A Divided Washington
Not all U.S. officials endorsed the move. Republican Rep. Don Bacon of Nebraska posted on X: “Cooler & wiser brains are needed to preserve a close alliance w/ our neighbor.” Bacon traced the friction to earlier provocations from Washington: “This all started w/ taunts of ‘Canada will be the 51st state’ & ‘their Prime Minister will be the 51st governor.'” He concluded: “The insults gained us nothing but animosity that cost us economically & now militarily.”
The Permanent Joint Board on Defense was established in 1940 under the Ogdensburg Agreement by President Franklin D. Roosevelt and Prime Minister Mackenzie King. The board historically recommended major joint infrastructure — the Alaska Highway, the defense of Newfoundland, and early warning radar networks — that ultimately gave rise to NORAD. The board had already been in a de facto pause since its last meeting in 2024, with neither government having appointed a new co-chair.

Key Takeaways
- The Pentagon suspended the Permanent Joint Board on Defense — the 86-year-old bilateral body coordinating U.S.-Canada continental defense — citing Ottawa’s failure to meet defense spending commitments and complete its F-35 procurement review.

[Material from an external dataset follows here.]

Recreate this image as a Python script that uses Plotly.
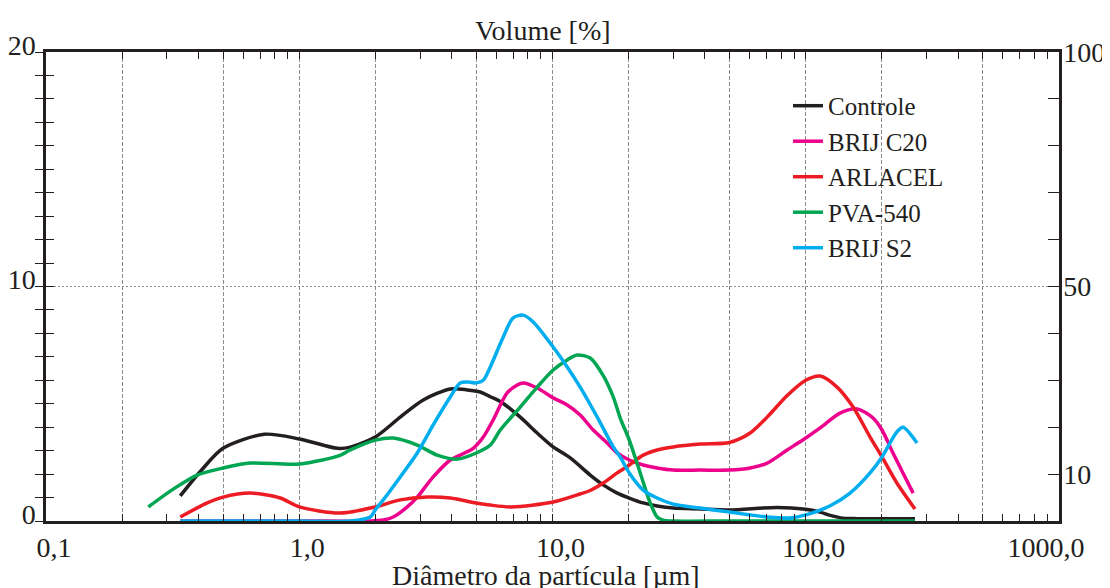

- The U.S. demands Canada commit to a road map reaching NATO’s 3.5% GDP defense spending target by 2035; Canada has not yet publicly mapped that path.
- Canada’s F-35 program costs surged 46% to C$27.7 billion, triggering a prolonged review and Ottawa’s consideration of Saab’s Gripen as an alternative.
- NORAD operations remain unaffected, but the Pentagon warned that mutual benefit depends on proportionate Canadian contributions.
- S. Ambassador Hoekstra warned a reduced F-35 order could compel direct U.S. air patrols over Canadian territory under a revised NORAD treaty.